It'd also be nice to have full six axis motion. Adding another channel for depth motion is a bit costly but straightforward. As for rotational motion, you could probably get away with 10:10:10
What for? All you do need is translation and a significance value, to deal with areas which are likely *not* reconstruct-able by patching. Coincidentally, that's also a somewhat good heuristic where you should probably ramp up the render resolution (not limited to shading rate, but also full geometry detail). Depth-variance multiplied by norm of the motion vector multiplied with age of the data should be a good estimate for where the data is gonna be garbage. Take special care if you know you have areas with distinct patterns in texture or micro geometry, or if you know normals are changing rapidly.
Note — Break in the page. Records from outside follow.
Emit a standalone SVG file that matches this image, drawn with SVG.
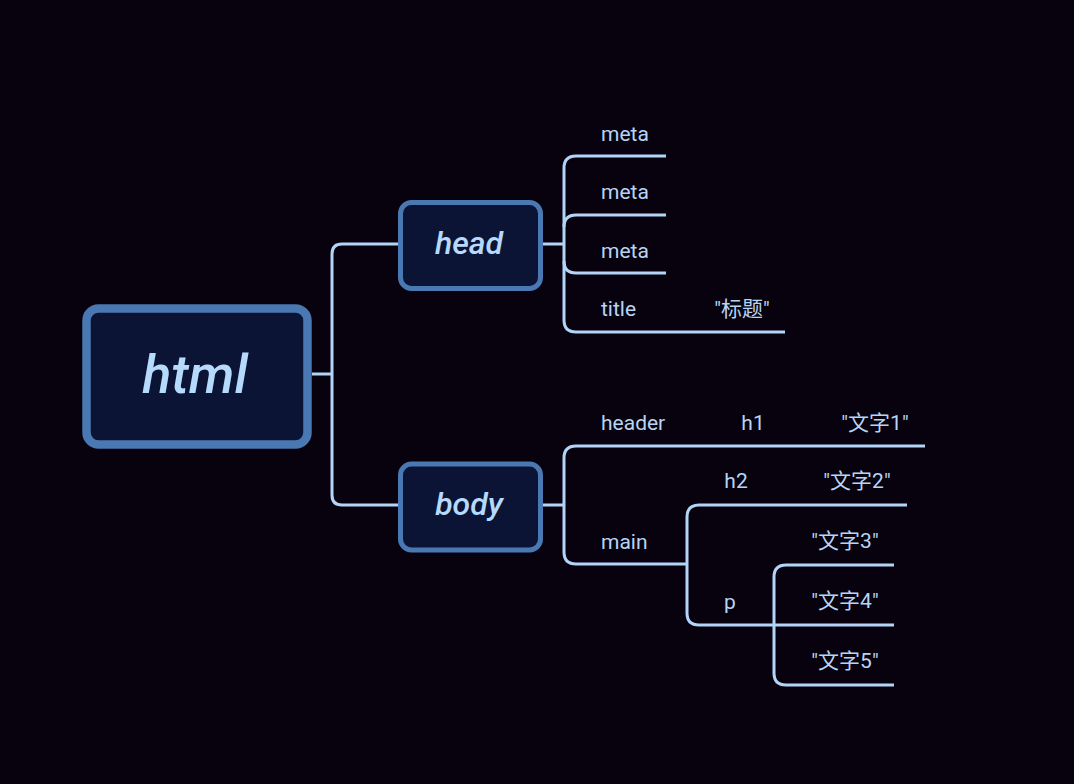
<svg xmlns="http://www.w3.org/2000/svg" width="1074" height="784" viewBox="0 0 1074 784">
<style>
.box{fill:#0c1436;stroke:#4a78b2;}
.ln{fill:none;stroke:#b2d4f7;stroke-width:3;stroke-linejoin:round;}
.nt{font-family:Roboto,"Liberation Sans",sans-serif;font-style:italic;font-weight:500;fill:#b6dafc;text-anchor:middle;}
.lb{font-family:Roboto,"Noto Sans CJK SC","Liberation Sans",sans-serif;font-size:21px;fill:#b6d5f5;}
</style>
<rect width="1074" height="784" fill="#08020e"/>
<g id="connectors" class="ln">
<path d="M312 374 H332"/>
<path d="M400 244 H342 Q332 244 332 254 V495 Q332 505 342 505 H400"/>
<path d="M543 244 H564"/>
<path d="M666 156 H576 Q564 156 564 168 V320 Q564 332 576 332 H785"/>
<path d="M666 215 H576 Q564 215 564 227"/>
<path d="M564 261 Q564 273 576 273 H666"/>
<path d="M543 505 H564"/>
<path d="M925 446 H576 Q564 446 564 458 V552 Q564 564 576 564 H687"/>
<path d="M907 505 H699 Q687 505 687 517 V613 Q687 625 699 625 H894"/>
<path d="M894 565 H786 Q774 565 774 577 V673 Q774 685 786 685 H894"/>
</g>
<g id="node-html">
<rect class="box" x="86.5" y="308.5" width="221" height="136" rx="12" stroke-width="8.5"/>
<text class="nt" x="195" y="393" font-size="54">html</text>
</g>
<g id="node-head">
<rect class="box" x="400.5" y="202.5" width="140" height="86" rx="11" stroke-width="5"/>
<text class="nt" x="469" y="254" font-size="32">head</text>
</g>
<g id="node-body">
<rect class="box" x="400.5" y="464" width="140" height="86" rx="11" stroke-width="5"/>
<text class="nt" x="469" y="515" font-size="32">body</text>
</g>
<g id="node-meta1"><text class="lb" x="601" y="141">meta</text></g>
<g id="node-meta2"><text class="lb" x="601" y="199">meta</text></g>
<g id="node-meta3"><text class="lb" x="601" y="258">meta</text></g>
<g id="node-title"><text class="lb" x="601" y="316">title</text></g>
<g id="node-title-text"><text class="lb" x="742" y="316" text-anchor="middle">"标题"</text></g>
<g id="node-header"><text class="lb" x="601" y="430">header</text></g>
<g id="node-h1"><text class="lb" x="753" y="430" text-anchor="middle">h1</text></g>
<g id="node-t1"><text class="lb" x="875" y="430" text-anchor="middle">"文字1"</text></g>
<g id="node-main"><text class="lb" x="601" y="549">main</text></g>
<g id="node-h2"><text class="lb" x="736" y="488" text-anchor="middle">h2</text></g>
<g id="node-t2"><text class="lb" x="857" y="488" text-anchor="middle">"文字2"</text></g>
<g id="node-p"><text class="lb" x="730" y="609" text-anchor="middle">p</text></g>
<g id="node-t3"><text class="lb" x="845" y="548" text-anchor="middle">"文字3"</text></g>
<g id="node-t4"><text class="lb" x="845" y="608" text-anchor="middle">"文字4"</text></g>
<g id="node-t5"><text class="lb" x="845" y="668" text-anchor="middle">"文字5"</text></g>
</svg>
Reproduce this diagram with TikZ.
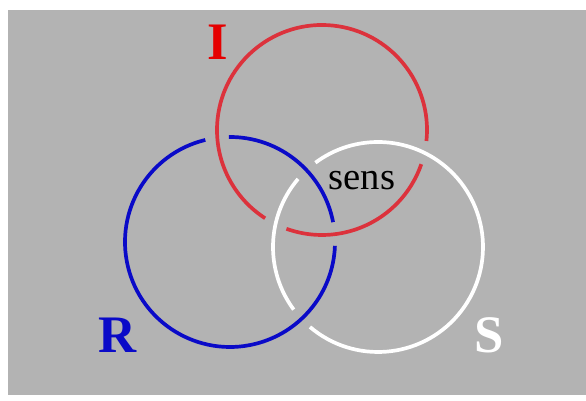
\documentclass[tikz,border=0pt]{standalone}
\usepackage{fontspec}
\setmainfont{Liberation Serif}
\definecolor{ringred}{RGB}{220,50,60}
\definecolor{ringblue}{RGB}{10,10,200}
\definecolor{panelgray}{RGB}{179,179,179}

\begin{document}
\begin{tikzpicture}[x=0.02cm, y=0.02cm,
          redring/.style={draw=ringred, line width=2.1pt},
          bluering/.style={draw=ringblue, line width=2.1pt},
          whitering/.style={draw=white, line width=2.1pt},
          letter/.style={font=\fontsize{30}{30}\selectfont\bfseries, inner sep=0pt, anchor=base}]

        \useasboundingbox (0,0) rectangle (586,401);
        \fill[panelgray] (8,6) rectangle (586,391);

        \coordinate (cI) at (322,271);
        \coordinate (cR) at (230,159);
        \coordinate (cS) at (378,154);

        % red ring, broken where the white one passes over it
        \draw[redring] ([shift={(-6:105)}]cI) arc (-6:237.2:105);
        \draw[redring] ([shift={(250.2:105)}]cI) arc (250.2:341:105);

        % blue ring, broken under the red one
        \draw[bluering] ([shift={(10.9:105)}]cR) arc (10.9:90.6:105);
        \draw[bluering] ([shift={(103.6:105)}]cR) arc (103.6:357.9:105);

        % white ring, broken under the blue one
        \draw[whitering] ([shift={(139.6:105)}]cS) arc (139.6:216.6:105);
        \draw[whitering] ([shift={(229.6:105)}]cS) arc (229.6:486.6:105);

        \node[letter, text=red!90!black] (lblI) at (218,341) {I};
        \node[letter, text=ringblue]     (lblR) at (118,48)  {R};
        \node[letter, text=white]        (lblS) at (489,48)  {S};

        \node[font=\fontsize{22}{22}\selectfont, inner sep=0pt] (sens) at (362,220.5) {sens};

      \end{tikzpicture}
\end{document}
You should evaluate the likeliness of successful reconstruction on both the source as well as the target buffer.
You might even get away without emitting refined motion vectors explicitly entirely (even though it helps!) by just using dedicated hardware for a straight-forward optical flow analysis.
Optical flow analysis is part of the fully decoupled video encoder engines, so as long as you get access to the output of that (
https://developer.nvidia.com/blog/an-introduction-to-the-nvidia-optical-flow-sdk/), and manage to feed it specifically non-ambigous buffers (you don't want to get caught up on repeated patterns in textured content, and absolutely no illumination!), you should get an accurate forward motion vector field down to 4 pixels granularity. And you got enough throughput to do this 4k@120fps forward-only, with significance values for the motion-estimate itself free on the house.
You then only need to choose a threshold where the (adjusted) significance is too low for your quality target, and render these parts in the highest resolution you can afford. For the stuff you can patch, remember to degrade the significance of data you haven't redrawn for a couple of frames (where the motion vector was also non-zero) so you know you need to refresh eventually.
You don't even *want* TSAA side effects like motion blur if you can just get a stable, high frame rate instead, even if you lagging behind by 2-3 frames (as you can't extrapolate as easily as interpolate). And you don't want multi-frame accumulation of details either if you can just opt to "render the stuff that matters at full detail NOW", and get away with rendering nothing but highly simplified proxies into minimal buffers only for the rest.
Think of the whole up-scaling stuff less like a denoiser, but rather take inspiration from video compression. That's all about encoding - or in this case re-creating - only the minimal amount of information necessary to introduce details which are new in a frame, while straight-out copying the rest, as long as you can get away with it.